The problem with these direct marketers is that there is no practical ability for the average insurance buyer to compare the terms and conditions of the policies offered in order to determine whether or not the coverages offered meet the needs of the insurance buyer. And there is no one to provide any counseling with respect to decisions involved in the purchase. You do not have the ability to call on the services of an agent to help you choose the policy limits appropriate to guarantee that you have sufficient coverage to repair or replace your residence and possessions in the event of a major loss.

Many of the 800-number or Internet sellers of insurance have engaged in widespread television advertising of their policies. These TV commercials frequently emphasize potential premium savings as the inducement to buy that company’s policies. Premium savings does not mean much without advice about variations in optional coverages or how much in limits the average person needs to purchase for adequate protection


These direct sales operations present a potential trap for the unwary by creating a serious risk of uninsured or underinsured loss exposures. A particular disadvantage of many such direct marketing insurers is that there is often little or no opportunity to review the policy forms utilized to determine whether they contain unanticipated restrictive terms. Certainly, in order to be licensed to sell policies in any particular state, the policies’ terms necessarily will be in compliance with that state’s minimum requirements. However, that does not ensure that such policies will necessarily provide the best coverage for your particular needs.

Compounding this problem is that most insurers charge a penalty if a policy is issued and then cancelled at the insured’s request midterm.

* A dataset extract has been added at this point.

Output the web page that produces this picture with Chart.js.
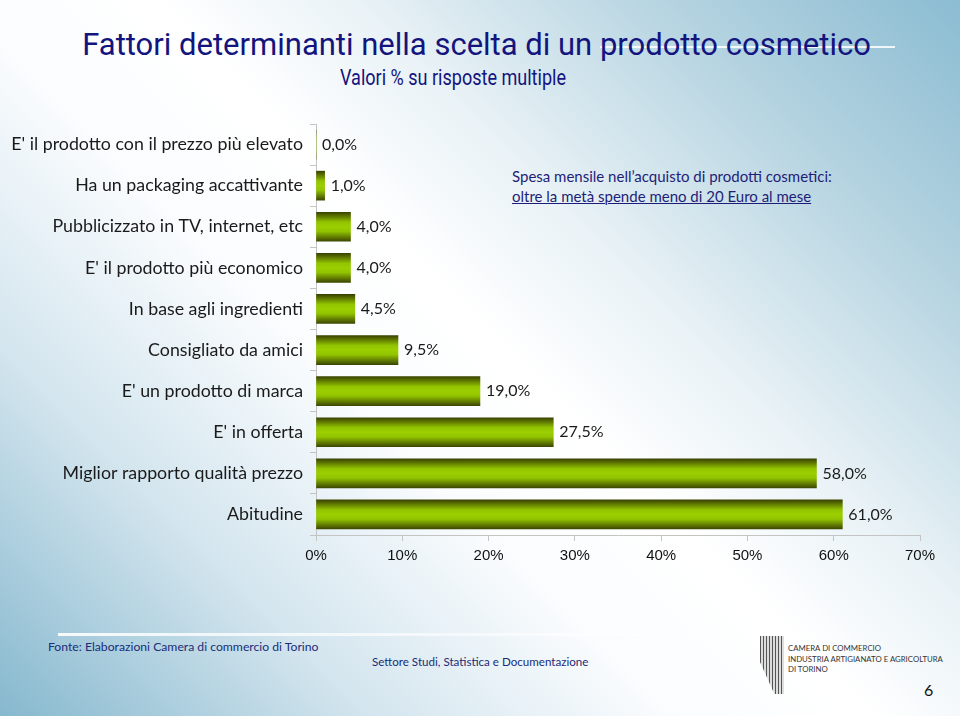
<!DOCTYPE html>
<html>
<head>
<meta charset="utf-8">
<script src="https://cdn.jsdelivr.net/npm/chart.js@4.4.1/dist/chart.umd.min.js"></script>
<style>
  html, body { margin: 0; padding: 0; }
  body {
    width: 960px; height: 716px; position: relative; overflow: hidden;
    background: linear-gradient(45deg, #86b8ce 0%, #d3e5ee 22%, #fafcfe 40%, #ffffff 52%, #e9f2f6 64%, #b6d4e1 82%, #8bbcd2 100%);
    font-family: Lato, "Open Sans", sans-serif;
  }
  #wrap { position: absolute; left: 0; top: 0; width: 960px; height: 716px; }
  .t { position: absolute; white-space: nowrap; }
  #title { top: 26px; left: 0; width: 953px; text-align: center; font-family: Roboto, sans-serif; font-size: 31px; color: #14147e; }
  #subtitle { top: 65px; left: 0; width: 906px; text-align: center; font-family: Roboto, sans-serif; font-size: 22px; color: #14147e; transform: scaleX(0.82); }
  #tline { position: absolute; left: 600px; top: 46px; width: 295px; height: 2px; background: rgba(255,255,255,0.85); }
  #note { left: 512px; top: 166px; font-size: 15px; line-height: 20px; color: #1e1e78; }
  #note u { text-decoration-thickness: 1px; }
  #fline { position: absolute; left: 58px; top: 633px; width: 640px; height: 3px; background: linear-gradient(90deg, rgba(255,255,255,0.9), rgba(255,255,255,0.4)); }
  #src { left: 48px; top: 639px; font-size: 12.2px; color: #1b2c78; }
  #dept { left: 372px; top: 655px; font-size: 11.6px; color: #1b2c78; }
  #logo { position: absolute; left: 760px; top: 636px; width: 24px; height: 58px;
    background: repeating-linear-gradient(90deg, #555 0 1px, #ddd 1px 3px); clip-path: polygon(0 0, 100% 0, 100% 100%, 60% 100%, 0 45%); }
  #lt { left: 788px; top: 643px; font-size: 7.8px; line-height: 10.5px; color: #333; }
  #pg { left: 924px; top: 680px; font-size: 16px; color: #111; }
</style>
</head>
<body>
<div id="tline"></div>
<div class="t" id="title">Fattori determinanti nella scelta di un prodotto cosmetico</div>
<div class="t" id="subtitle">Valori % su risposte multiple</div>
<div class="t" id="note">Spesa mensile nell’acquisto di prodotti cosmetici:<br><u>oltre la metà spende meno di 20 Euro al mese</u></div>
<div id="fline"></div>
<div class="t" id="src">Fonte: Elaborazioni Camera di commercio di Torino</div>
<div class="t" id="dept">Settore Studi, Statistica e Documentazione</div>
<div id="logo"></div>
<div class="t" id="lt">CAMERA DI COMMERCIO<br>INDUSTRIA ARTIGIANATO E AGRICOLTURA<br>DI TORINO</div>
<div class="t" id="pg">6</div>
<div id="wrap"><canvas id="myChart"></canvas></div>

<script>
const categories = [
  "E' il prodotto con il prezzo più elevato",
  "Ha un packaging accattivante",
  "Pubblicizzato in TV, internet, etc",
  "E' il prodotto più economico",
  "In base agli ingredienti",
  "Consigliato da amici",
  "E' un prodotto di marca",
  "E' in offerta",
  "Miglior rapporto qualità prezzo",
  "Abitudine",
];
const values = [0, 1, 4, 4, 4.5, 9.5, 19, 27.5, 58, 61];
const xMax = 70;
const xStep = 10;

const BAR_H = 29;
const labelFont = { family: "Lato, 'Open Sans', sans-serif", size: 17.8 };

// olive green bar with the shaded 3D look
function barFill(context) {
  const chart = context.chart;
  const y = chart.scales.y;
  if (!y || context.dataIndex === undefined) return "#92c300";
  const cy = y.getPixelForValue(context.dataIndex);
  if (!isFinite(cy)) return "#92c300";
  const g = chart.ctx.createLinearGradient(0, cy - BAR_H / 2, 0, cy + BAR_H / 2);
  g.addColorStop(0, "#3a4400");
  g.addColorStop(0.12, "#5a7000");
  g.addColorStop(0.34, "#92c400");
  g.addColorStop(0.5, "#9ccf00");
  g.addColorStop(0.66, "#92c400");
  g.addColorStop(0.88, "#5c7300");
  g.addColorStop(1, "#3c4800");
  return g;
}

const valueLabels = {
  id: "valueLabels",
  afterDatasetsDraw(chart) {
    const ctx = chart.ctx;
    const meta = chart.getDatasetMeta(0);
    ctx.save();
    ctx.font = "16px Lato, 'Open Sans', sans-serif";
    ctx.fillStyle = "#1a1a1a";
    ctx.textBaseline = "middle";
    ctx.textAlign = "left";
    meta.data.forEach((bar, i) => {
      const txt = values[i].toFixed(1).replace(".", ",") + "%";
      ctx.fillText(txt, bar.x + 6, bar.y);
    });
    ctx.restore();
  },
};

const config = {
  type: "bar",
  data: {
    labels: categories,
    datasets: [
      {
        data: values,
        backgroundColor: barFill,
        borderWidth: 0,
        barThickness: BAR_H,
      },
    ],
  },
  options: {
    indexAxis: "y",
    responsive: true,
    maintainAspectRatio: false,
    animation: false,
    layout: { padding: { top: 124, right: 40, bottom: 141, left: 0 } },
    plugins: {
      legend: { display: false },
      tooltip: { enabled: false },
    },
    scales: {
      x: {
        min: 0,
        max: xMax,
        ticks: {
          stepSize: xStep,
          callback: (v) => v + "%",
          color: "#111",
          font: { family: "'Liberation Sans', Arial, sans-serif", size: 15 },
          padding: 6,
        },
        grid: { drawOnChartArea: false, tickLength: 6, color: "#c4c4c4" },
        border: { color: "#c4c4c4" },
        afterFit: (s) => { s.height = 40; },
      },
      y: {
        ticks: { color: "#1a1a1a", font: labelFont, padding: 7, autoSkip: false },
        grid: { drawOnChartArea: false, offset: true, tickLength: 6, color: "#c4c4c4" },
        border: { color: "#c4c4c4" },
        afterFit: (s) => { s.width = 316; },
      },
    },
  },
  plugins: [valueLabels],
};

new Chart(document.getElementById("myChart"), config);
</script>
</body>
</html>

EXAMPLE: You purchased a one-year policy insurance and cancelled it after two weeks because you discovered it contained restrictive terms that did not provide coverage for a particular loss exposure. In this situation, you will receive a refund that is less than fifty-weeks worth of the premium. Unless a direct marketing insurer offers the opportunity to examine the policy in advance or offers a no-charge return policy, you might want to pass. Instead, avail yourself of the services of a local agent you can meet in person and discuss your insurance needs with to obtain the best compromise between cost and extent of coverage provided.